* SOURCE DATA:
** Start **
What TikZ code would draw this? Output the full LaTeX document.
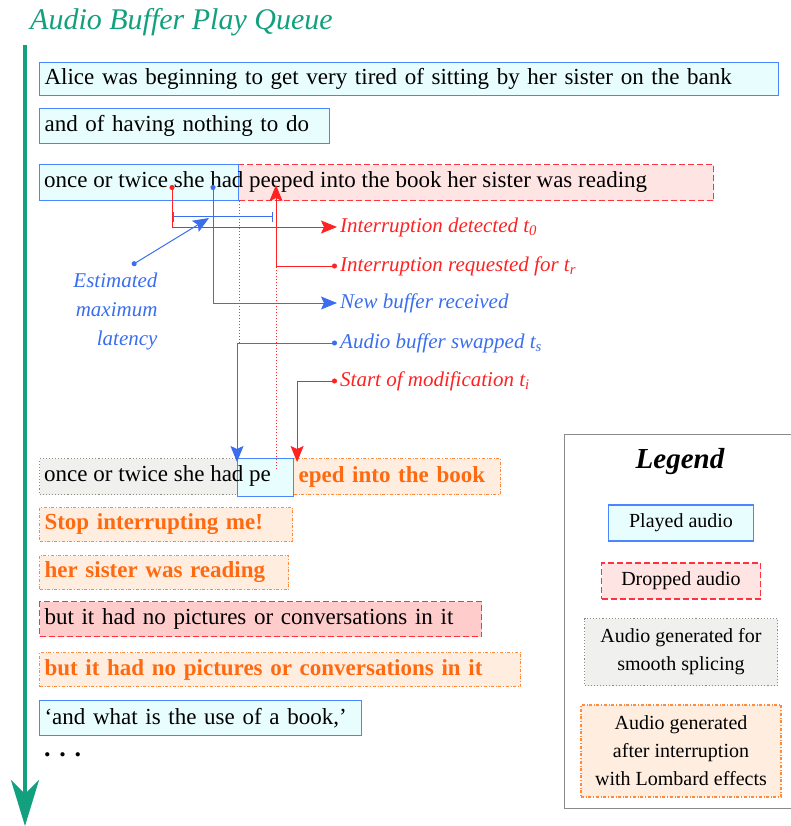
\documentclass[tikz,border=0pt]{standalone}
\usepackage{fontspec}
\setmainfont{Liberation Serif}
\usetikzlibrary{arrows.meta}
\definecolor{queueteal}{HTML}{12A07E}
\definecolor{playblue}{HTML}{4A86FF}
\definecolor{playfill}{HTML}{E8FEFE}
\definecolor{dropred}{HTML}{FF3340}
\definecolor{dropfill}{HTML}{FFE4E4}
\definecolor{dropdeep}{HTML}{FFCCCC}
\definecolor{splicegray}{HTML}{8C8C80}
\definecolor{splicefill}{HTML}{F0F0EE}
\definecolor{lombardorange}{HTML}{FF8A3A}
\definecolor{lombardfill}{HTML}{FFEEDF}
\definecolor{lombardtext}{HTML}{FF6A10}
\definecolor{labelred}{HTML}{FF2222}
\definecolor{labelblue}{HTML}{3A6EEE}
\definecolor{framegray}{HTML}{8A8A8A}

\begin{document}
\begin{tikzpicture}[x=1pt, y=-1pt,
  buffer/.style={anchor=north west, minimum height=35pt, inner xsep=5pt, inner ysep=0pt,
                 align=left, font=\fontsize{23}{28}\selectfont},
  played/.style={buffer, draw=playblue, fill=playfill, line width=1.1pt},
  dropped/.style={buffer, draw=dropred, fill=dropfill, dash pattern=on 6pt off 3pt, line width=1.1pt},
  spliced/.style={buffer, draw=splicegray, fill=splicefill, dotted, line width=1.1pt},
  lombard/.style={buffer, draw=lombardorange, fill=lombardfill, dash dot, line width=1.1pt,
                  text=lombardtext, font=\fontsize{23}{28}\selectfont\bfseries},
  keybox/.style={anchor=center, align=center, font=\fontsize{20}{28}\selectfont, text=black},
  event/.style={anchor=west, inner xsep=3pt, font=\fontsize{21}{24}\selectfont\itshape},
  redline/.style={draw=labelred, line width=1pt},
  blueline/.style={draw=labelblue, line width=1pt},
  guide/.style={line width=0.8pt, dash pattern=on 1pt off 2pt},
  dottip/.style={{Circle[length=5pt]}-{Stealth[length=16pt, width=13pt, inset=3pt]}}
]
\useasboundingbox (0,0) rectangle (790,826);

% time axis
\node[anchor=base west, inner xsep=4pt, text=queueteal, font=\fontsize{30}{34}\selectfont\itshape]
  (title) at (26,30) {Audio Buffer Play Queue};
\coordinate (qtop) at (25,45);
\coordinate (qbot) at (25,826);
\draw[queueteal, line width=4.5pt, -{Stealth[length=46pt, width=28pt, inset=14pt]}] (qtop) -- (qbot);

% queue before the interruption
\node[played, minimum height=33pt, text width=729pt] (alice) at (39,62)
  {Alice was beginning to get very tired of sitting by her sister on the bank};
\node[played, text width=280pt] (nothing) at (39,108) {and of having nothing to do};
\node[dropped, minimum width=475pt, minimum height=36pt] (late) at (238,164) {};
\node[played, minimum width=199pt, minimum height=36pt] (early) at (39,164) {};
\node[anchor=west, inner xsep=5pt, font=\fontsize{23}{28}\selectfont] (peeped) at (39,182)
  {once or twice she had peeped into the book her sister was reading};

% events
\coordinate (det) at (172,185);
\coordinate (recv) at (213,185);
\coordinate (req) at (276,185);
\coordinate (latL) at (173,217);
\coordinate (latR) at (273,217);
\coordinate (latdot) at (132,265);
\coordinate (lattip) at (209,218);
\node[event, text=labelred] (ldet) at (337,227) {Interruption detected t\textsubscript{0}};
\node[event, text=labelred] (lreq) at (337,266) {Interruption requested for t\textsubscript{r}};
\node[event, text=labelblue] (lnew) at (337,303) {New buffer received};
\node[event, text=labelblue] (lswap) at (337,343) {Audio buffer swapped t\textsubscript{s}};
\node[event, text=labelred] (lstart) at (337,381) {Start of modification t\textsubscript{i}};
\node[anchor=east, align=right, text=labelblue, font=\fontsize{21}{29}\selectfont\itshape]
  (latency) at (161,311) {Estimated\\maximum\\latency};

% queue after the interruption
\node[spliced, minimum width=198pt, minimum height=36pt] (smooth) at (39,458) {};
\node[lombard, minimum height=36pt, text width=197pt] (resume) at (293,458) {eped into the book};
\node[played, minimum width=56pt, minimum height=38pt] (pe) at (237,458) {};
\node[anchor=west, inner xsep=5pt, font=\fontsize{23}{28}\selectfont] (splice) at (39,476)
  {once or twice she had pe};
\node[lombard, minimum height=34pt, text width=243pt] (stop) at (39,507) {Stop interrupting me!};
\node[lombard, minimum height=34pt, text width=239pt] (sister) at (39,555) {her sister was reading};
\node[dropped, fill=dropdeep, text width=432pt] (nopics) at (39,601)
  {but it had no pictures or conversations in it};
\node[lombard, minimum height=34pt, text width=471pt] (nopicsb) at (39,652)
  {but it had no pictures or conversations in it};
\node[played, text width=312pt] (book) at (39,700) {\mbox{`and what is the use of a book,'}};
\node[anchor=base west, inner xsep=5pt, font=\fontsize{26}{28}\selectfont\bfseries] (more) at (39,756) {. . .};

% connectors
\draw[redline, dottip] (det) |- (ldet.west);
\draw[redline, dottip] (lreq.west) -| (req);
\draw[blueline, dottip] (recv) |- (lnew.west);
\draw[blueline, {Bar[width=10pt]}-{Bar[width=10pt]}] (latL) -- (latR);
\draw[blueline, dottip] (latdot) -- (lattip);
\draw[blueline, guide] (early.south east) -- (early.south east |- lswap.west);
\draw[redline, guide] (req |- late.south) -- ([yshift=-12pt]req |- pe.north);
\draw[blueline, dottip] (lswap.west) -| ([yshift=-4pt]pe.north west);
\draw[redline, dottip] (lstart.west) -| ([xshift=3pt, yshift=-4pt]pe.north east);

% legend
\node[draw=framegray, line width=1pt, anchor=north west, minimum width=228pt, minimum height=374pt]
  (legend) at (564,434) {};
\node[font=\fontsize{29}{32}\selectfont\bfseries\itshape] (legendtitle) at (680,462) {Legend};
\node[played, keybox, minimum width=145pt, minimum height=36pt] (keyplayed) at (681,523) {Played audio};
\node[dropped, keybox, minimum width=159pt, minimum height=36pt] (keydropped) at (681,581) {Dropped audio};
\node[spliced, keybox, minimum width=193pt, minimum height=67pt] (keyspliced) at (681,652)
  {Audio generated for\\smooth splicing};
\node[lombard, keybox, minimum width=200pt, minimum height=92pt] (keylombard) at (681,751)
  {Audio generated\\after interruption\\with Lombard effects};
\end{tikzpicture}
\end{document}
** End **
* AIM OF THE EXERCISE: Make an exact copy of the whole listing, but don't bring over any pictures.

* SOLVED PROBLEM:
What TikZ code would draw this? Output the full LaTeX document.
\documentclass[tikz,border=0pt]{standalone}
\usepackage{fontspec}
\setmainfont{Liberation Serif}
\usetikzlibrary{arrows.meta}
\definecolor{queueteal}{HTML}{12A07E}
\definecolor{playblue}{HTML}{4A86FF}
\definecolor{playfill}{HTML}{E8FEFE}
\definecolor{dropred}{HTML}{FF3340}
\definecolor{dropfill}{HTML}{FFE4E4}
\definecolor{dropdeep}{HTML}{FFCCCC}
\definecolor{splicegray}{HTML}{8C8C80}
\definecolor{splicefill}{HTML}{F0F0EE}
\definecolor{lombardorange}{HTML}{FF8A3A}
\definecolor{lombardfill}{HTML}{FFEEDF}
\definecolor{lombardtext}{HTML}{FF6A10}
\definecolor{labelred}{HTML}{FF2222}
\definecolor{labelblue}{HTML}{3A6EEE}
\definecolor{framegray}{HTML}{8A8A8A}

\begin{document}
\begin{tikzpicture}[x=1pt, y=-1pt,
  buffer/.style={anchor=north west, minimum height=35pt, inner xsep=5pt, inner ysep=0pt,
                 align=left, font=\fontsize{23}{28}\selectfont},
  played/.style={buffer, draw=playblue, fill=playfill, line width=1.1pt},
  dropped/.style={buffer, draw=dropred, fill=dropfill, dash pattern=on 6pt off 3pt, line width=1.1pt},
  spliced/.style={buffer, draw=splicegray, fill=splicefill, dotted, line width=1.1pt},
  lombard/.style={buffer, draw=lombardorange, fill=lombardfill, dash dot, line width=1.1pt,
                  text=lombardtext, font=\fontsize{23}{28}\selectfont\bfseries},
  keybox/.style={anchor=center, align=center, font=\fontsize{20}{28}\selectfont, text=black},
  event/.style={anchor=west, inner xsep=3pt, font=\fontsize{21}{24}\selectfont\itshape},
  redline/.style={draw=labelred, line width=1pt},
  blueline/.style={draw=labelblue, line width=1pt},
  guide/.style={line width=0.8pt, dash pattern=on 1pt off 2pt},
  dottip/.style={{Circle[length=5pt]}-{Stealth[length=16pt, width=13pt, inset=3pt]}}
]
\useasboundingbox (0,0) rectangle (790,826);

% time axis
\node[anchor=base west, inner xsep=4pt, text=queueteal, font=\fontsize{30}{34}\selectfont\itshape]
  (title) at (26,30) {Audio Buffer Play Queue};
\coordinate (qtop) at (25,45);
\coordinate (qbot) at (25,826);
\draw[queueteal, line width=4.5pt, -{Stealth[length=46pt, width=28pt, inset=14pt]}] (qtop) -- (qbot);

% queue before the interruption
\node[played, minimum height=33pt, text width=729pt] (alice) at (39,62)
  {Alice was beginning to get very tired of sitting by her sister on the bank};
\node[played, text width=280pt] (nothing) at (39,108) {and of having nothing to do};
\node[dropped, minimum width=475pt, minimum height=36pt] (late) at (238,164) {};
\node[played, minimum width=199pt, minimum height=36pt] (early) at (39,164) {};
\node[anchor=west, inner xsep=5pt, font=\fontsize{23}{28}\selectfont] (peeped) at (39,182)
  {once or twice she had peeped into the book her sister was reading};

% events
\coordinate (det) at (172,185);
\coordinate (recv) at (213,185);
\coordinate (req) at (276,185);
\coordinate (latL) at (173,217);
\coordinate (latR) at (273,217);
\coordinate (latdot) at (132,265);
\coordinate (lattip) at (209,218);
\node[event, text=labelred] (ldet) at (337,227) {Interruption detected t\textsubscript{0}};
\node[event, text=labelred] (lreq) at (337,266) {Interruption requested for t\textsubscript{r}};
\node[event, text=labelblue] (lnew) at (337,303) {New buffer received};
\node[event, text=labelblue] (lswap) at (337,343) {Audio buffer swapped t\textsubscript{s}};
\node[event, text=labelred] (lstart) at (337,381) {Start of modification t\textsubscript{i}};
\node[anchor=east, align=right, text=labelblue, font=\fontsize{21}{29}\selectfont\itshape]
  (latency) at (161,311) {Estimated\\maximum\\latency};

% queue after the interruption
\node[spliced, minimum width=198pt, minimum height=36pt] (smooth) at (39,458) {};
\node[lombard, minimum height=36pt, text width=197pt] (resume) at (293,458) {eped into the book};
\node[played, minimum width=56pt, minimum height=38pt] (pe) at (237,458) {};
\node[anchor=west, inner xsep=5pt, font=\fontsize{23}{28}\selectfont] (splice) at (39,476)
  {once or twice she had pe};
\node[lombard, minimum height=34pt, text width=243pt] (stop) at (39,507) {Stop interrupting me!};
\node[lombard, minimum height=34pt, text width=239pt] (sister) at (39,555) {her sister was reading};
\node[dropped, fill=dropdeep, text width=432pt] (nopics) at (39,601)
  {but it had no pictures or conversations in it};
\node[lombard, minimum height=34pt, text width=471pt] (nopicsb) at (39,652)
  {but it had no pictures or conversations in it};
\node[played, text width=312pt] (book) at (39,700) {\mbox{`and what is the use of a book,'}};
\node[anchor=base west, inner xsep=5pt, font=\fontsize{26}{28}\selectfont\bfseries] (more) at (39,756) {. . .};

% connectors
\draw[redline, dottip] (det) |- (ldet.west);
\draw[redline, dottip] (lreq.west) -| (req);
\draw[blueline, dottip] (recv) |- (lnew.west);
\draw[blueline, {Bar[width=10pt]}-{Bar[width=10pt]}] (latL) -- (latR);
\draw[blueline, dottip] (latdot) -- (lattip);
\draw[blueline, guide] (early.south east) -- (early.south east |- lswap.west);
\draw[redline, guide] (req |- late.south) -- ([yshift=-12pt]req |- pe.north);
\draw[blueline, dottip] (lswap.west) -| ([yshift=-4pt]pe.north west);
\draw[redline, dottip] (lstart.west) -| ([xshift=3pt, yshift=-4pt]pe.north east);

% legend
\node[draw=framegray, line width=1pt, anchor=north west, minimum width=228pt, minimum height=374pt]
  (legend) at (564,434) {};
\node[font=\fontsize{29}{32}\selectfont\bfseries\itshape] (legendtitle) at (680,462) {Legend};
\node[played, keybox, minimum width=145pt, minimum height=36pt] (keyplayed) at (681,523) {Played audio};
\node[dropped, keybox, minimum width=159pt, minimum height=36pt] (keydropped) at (681,581) {Dropped audio};
\node[spliced, keybox, minimum width=193pt, minimum height=67pt] (keyspliced) at (681,652)
  {Audio generated for\\smooth splicing};
\node[lombard, keybox, minimum width=200pt, minimum height=92pt] (keylombard) at (681,751)
  {Audio generated\\after interruption\\with Lombard effects};
\end{tikzpicture}
\end{document}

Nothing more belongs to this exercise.